If your grants guidelines are accessible and user-friendly you will have fewer telephone and email enquiries to respond to, and you will have fewer misguided or ineligible applications to deal with.

The more accessible your information is, the better the applications you will receive, and the better the programs you will be able to fund.

How do we fix it?

Advertising

The world's best guidelines are useless if a grantseeker doesn't know they exist or cannot get hold of them.
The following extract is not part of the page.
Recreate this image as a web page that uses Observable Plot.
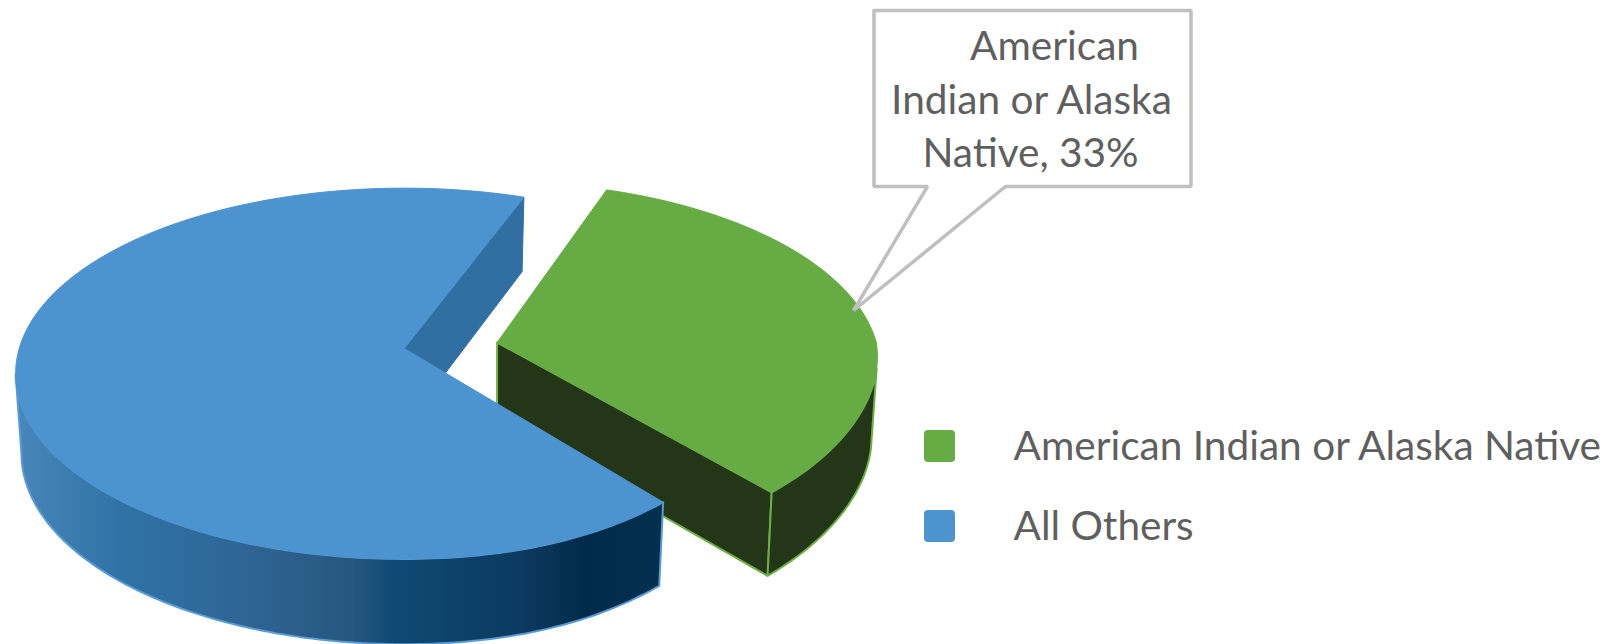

  • Advertise the availability of the guidelines.
  • They should be available at least two months before applications close; three to four months is better.
    • As soon as your guidelines become available:
    • issue a media release
    • advise everyone on your mailing list
    • advise Our Community for listing in the EasyGrants newsletter
    • advertise wherever relevant grantseekers are most likely to see it.
  • Basic information that should be included in any advertisement or media release: an outline of the program; information about who can apply; and contact details (including a phone number, an email address and a web address).
  • Double-check all of your communication materials to ensure that the telephone number works and the web address is correct.
  • Ensure that the relevant information can in fact be found on that web page.
  • Ensure that whoever might answer the telephone number provided knows about the grants program and how to handle an inquiry.

The website

  • If your organisation doesn't already have a website, set one up. It will help reduce your workload. The more information people can access online, the less you will be called on to provide one-to-one.
  • There should be a link from the home page to the grant page that is clear and easy to find. And the grant page should always appear in the results if someone enters the word "grants" into the search engine on your page.
  • Your web addresses should not change from one year to the next (although the content should be updated).
  • Never assume that people enter your site from the front page and navigate through to the grants page. They might go straight to the guidelines from a Google search, or they might have kept a link they used in previous years.
  • When a program has closed, say so on the website.
  • It is also best practice to give an indication of the program's current status, even if that status is still unclear.
  • Equity of access is important, so ensure you have hard copies available for people who are not web savvy or who have limited internet access.

Ease of use

  • Use plain English. The program might be the result of a policy document, but that does't mean it has to read like one.
  • The guidelines should never be longer than about 12 pages.
  • Have someone from outside your organisation read your guidelines. Anyone on the street should be able to pick them up and clearly understand the grants program, including who can apply and what the outcomes of their project should be.

Essential ingredients

  • Ensure your guidelines include the most important information: the closing date and the contact details. Both these items should be in big, bold writing that is very easy to find - ideally on the first page.
  • An applicant should not have any doubts about their eligibility, so spell it out.
    • You can describe the sorts of groups that can apply, or the sorts of groups that cannot apply, or both.
    • Specify whether recipients are required to have deductible gift recipient status, be income-tax exempt, be incorporated, have insurance, etc.
  • It is a good idea to include some examples of previously funded projects, or a list of priorities.
  • You should also provide information about the maximum and minimum levels of available funding, the average amount provided and the total available pool.
  • Alternatively, you can list the previous year's recipients and how much money they received. This also helps you meet best-practice accountability standards.